■ WHAT YOU SHOULD DO ■
Restate the data word for word and leave the images out.

════════════════════

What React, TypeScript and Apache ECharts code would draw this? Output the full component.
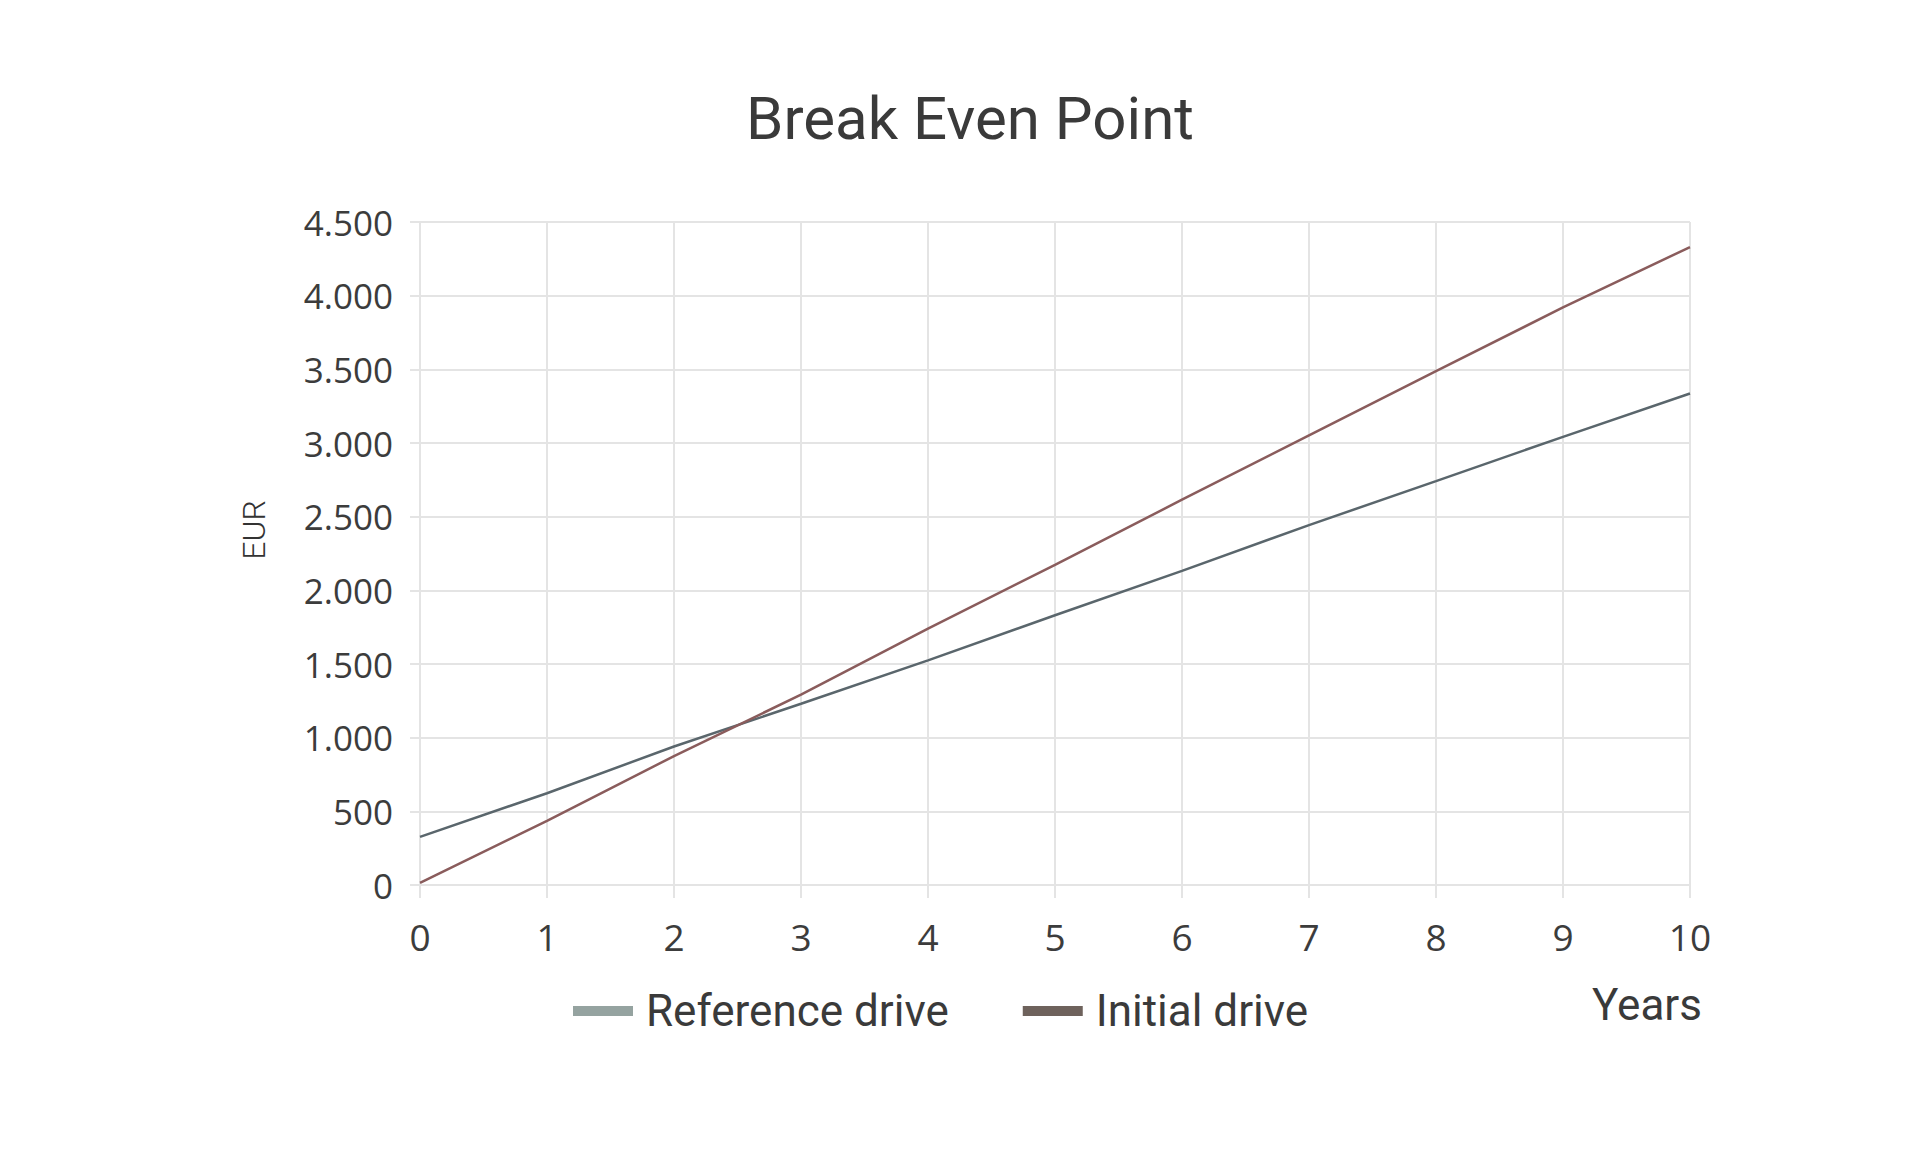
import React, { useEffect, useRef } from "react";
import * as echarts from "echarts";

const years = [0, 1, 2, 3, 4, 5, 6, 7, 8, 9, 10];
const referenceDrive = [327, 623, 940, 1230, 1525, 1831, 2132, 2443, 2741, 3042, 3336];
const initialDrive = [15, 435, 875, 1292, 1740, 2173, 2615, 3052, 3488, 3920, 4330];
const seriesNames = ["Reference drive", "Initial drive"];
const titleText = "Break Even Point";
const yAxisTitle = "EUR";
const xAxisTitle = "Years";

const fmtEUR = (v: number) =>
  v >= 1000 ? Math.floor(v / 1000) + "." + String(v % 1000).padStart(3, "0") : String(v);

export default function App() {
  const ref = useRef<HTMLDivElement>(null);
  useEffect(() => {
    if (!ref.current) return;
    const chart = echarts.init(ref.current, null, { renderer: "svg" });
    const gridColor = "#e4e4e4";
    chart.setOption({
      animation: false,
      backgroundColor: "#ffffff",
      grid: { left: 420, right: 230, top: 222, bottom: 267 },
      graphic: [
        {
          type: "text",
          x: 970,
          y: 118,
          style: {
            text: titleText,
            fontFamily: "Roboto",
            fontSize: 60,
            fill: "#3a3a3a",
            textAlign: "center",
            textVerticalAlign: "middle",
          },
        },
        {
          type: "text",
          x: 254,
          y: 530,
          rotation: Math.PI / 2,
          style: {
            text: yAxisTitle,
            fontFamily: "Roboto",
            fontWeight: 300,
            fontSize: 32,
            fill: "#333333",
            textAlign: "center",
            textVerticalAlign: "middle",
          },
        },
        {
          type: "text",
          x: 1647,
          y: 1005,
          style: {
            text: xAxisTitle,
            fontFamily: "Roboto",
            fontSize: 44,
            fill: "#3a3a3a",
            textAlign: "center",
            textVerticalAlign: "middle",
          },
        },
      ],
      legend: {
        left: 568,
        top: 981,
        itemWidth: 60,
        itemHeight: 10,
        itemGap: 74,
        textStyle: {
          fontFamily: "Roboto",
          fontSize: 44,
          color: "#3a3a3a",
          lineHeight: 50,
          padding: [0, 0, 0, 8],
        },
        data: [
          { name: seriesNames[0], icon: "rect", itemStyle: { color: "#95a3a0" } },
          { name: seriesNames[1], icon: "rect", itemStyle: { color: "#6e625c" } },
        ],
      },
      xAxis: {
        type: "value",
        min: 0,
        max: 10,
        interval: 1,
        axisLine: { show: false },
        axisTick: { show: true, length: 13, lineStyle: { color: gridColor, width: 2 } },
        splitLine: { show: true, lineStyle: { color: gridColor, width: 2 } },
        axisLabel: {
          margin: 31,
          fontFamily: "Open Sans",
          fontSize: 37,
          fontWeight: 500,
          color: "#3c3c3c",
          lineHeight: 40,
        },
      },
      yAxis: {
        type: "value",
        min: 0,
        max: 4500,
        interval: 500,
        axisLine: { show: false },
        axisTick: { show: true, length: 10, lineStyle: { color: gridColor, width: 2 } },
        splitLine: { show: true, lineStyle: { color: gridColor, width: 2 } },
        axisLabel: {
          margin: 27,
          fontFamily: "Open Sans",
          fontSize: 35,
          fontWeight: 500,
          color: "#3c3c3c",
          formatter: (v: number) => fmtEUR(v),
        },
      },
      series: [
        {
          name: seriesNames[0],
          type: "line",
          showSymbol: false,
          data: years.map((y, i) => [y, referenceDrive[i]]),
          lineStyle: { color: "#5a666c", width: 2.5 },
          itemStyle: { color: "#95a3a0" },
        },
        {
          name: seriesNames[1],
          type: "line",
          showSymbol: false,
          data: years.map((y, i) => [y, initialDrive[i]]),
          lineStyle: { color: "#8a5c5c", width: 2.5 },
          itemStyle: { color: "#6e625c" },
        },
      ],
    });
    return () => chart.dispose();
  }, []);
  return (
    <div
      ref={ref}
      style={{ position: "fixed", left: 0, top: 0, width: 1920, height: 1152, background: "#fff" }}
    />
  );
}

════════════════════

■ THE RESULT ■
What React, TypeScript and Apache ECharts code would draw this? Output the full component.
import React, { useEffect, useRef } from "react";
import * as echarts from "echarts";

const years = [0, 1, 2, 3, 4, 5, 6, 7, 8, 9, 10];
const referenceDrive = [327, 623, 940, 1230, 1525, 1831, 2132, 2443, 2741, 3042, 3336];
const initialDrive = [15, 435, 875, 1292, 1740, 2173, 2615, 3052, 3488, 3920, 4330];
const seriesNames = ["Reference drive", "Initial drive"];
const titleText = "Break Even Point";
const yAxisTitle = "EUR";
const xAxisTitle = "Years";

const fmtEUR = (v: number) =>
  v >= 1000 ? Math.floor(v / 1000) + "." + String(v % 1000).padStart(3, "0") : String(v);

export default function App() {
  const ref = useRef<HTMLDivElement>(null);
  useEffect(() => {
    if (!ref.current) return;
    const chart = echarts.init(ref.current, null, { renderer: "svg" });
    const gridColor = "#e4e4e4";
    chart.setOption({
      animation: false,
      backgroundColor: "#ffffff",
      grid: { left: 420, right: 230, top: 222, bottom: 267 },
      graphic: [
        {
          type: "text",
          x: 970,
          y: 118,
          style: {
            text: titleText,
            fontFamily: "Roboto",
            fontSize: 60,
            fill: "#3a3a3a",
            textAlign: "center",
            textVerticalAlign: "middle",
          },
        },
        {
          type: "text",
          x: 254,
          y: 530,
          rotation: Math.PI / 2,
          style: {
            text: yAxisTitle,
            fontFamily: "Roboto",
            fontWeight: 300,
            fontSize: 32,
            fill: "#333333",
            textAlign: "center",
            textVerticalAlign: "middle",
          },
        },
        {
          type: "text",
          x: 1647,
          y: 1005,
          style: {
            text: xAxisTitle,
            fontFamily: "Roboto",
            fontSize: 44,
            fill: "#3a3a3a",
            textAlign: "center",
            textVerticalAlign: "middle",
          },
        },
      ],
      legend: {
        left: 568,
        top: 981,
        itemWidth: 60,
        itemHeight: 10,
        itemGap: 74,
        textStyle: {
          fontFamily: "Roboto",
          fontSize: 44,
          color: "#3a3a3a",
          lineHeight: 50,
          padding: [0, 0, 0, 8],
        },
        data: [
          { name: seriesNames[0], icon: "rect", itemStyle: { color: "#95a3a0" } },
          { name: seriesNames[1], icon: "rect", itemStyle: { color: "#6e625c" } },
        ],
      },
      xAxis: {
        type: "value",
        min: 0,
        max: 10,
        interval: 1,
        axisLine: { show: false },
        axisTick: { show: true, length: 13, lineStyle: { color: gridColor, width: 2 } },
        splitLine: { show: true, lineStyle: { color: gridColor, width: 2 } },
        axisLabel: {
          margin: 31,
          fontFamily: "Open Sans",
          fontSize: 37,
          fontWeight: 500,
          color: "#3c3c3c",
          lineHeight: 40,
        },
      },
      yAxis: {
        type: "value",
        min: 0,
        max: 4500,
        interval: 500,
        axisLine: { show: false },
        axisTick: { show: true, length: 10, lineStyle: { color: gridColor, width: 2 } },
        splitLine: { show: true, lineStyle: { color: gridColor, width: 2 } },
        axisLabel: {
          margin: 27,
          fontFamily: "Open Sans",
          fontSize: 35,
          fontWeight: 500,
          color: "#3c3c3c",
          formatter: (v: number) => fmtEUR(v),
        },
      },
      series: [
        {
          name: seriesNames[0],
          type: "line",
          showSymbol: false,
          data: years.map((y, i) => [y, referenceDrive[i]]),
          lineStyle: { color: "#5a666c", width: 2.5 },
          itemStyle: { color: "#95a3a0" },
        },
        {
          name: seriesNames[1],
          type: "line",
          showSymbol: false,
          data: years.map((y, i) => [y, initialDrive[i]]),
          lineStyle: { color: "#8a5c5c", width: 2.5 },
          itemStyle: { color: "#6e625c" },
        },
      ],
    });
    return () => chart.dispose();
  }, []);
  return (
    <div
      ref={ref}
      style={{ position: "fixed", left: 0, top: 0, width: 1920, height: 1152, background: "#fff" }}
    />
  );
}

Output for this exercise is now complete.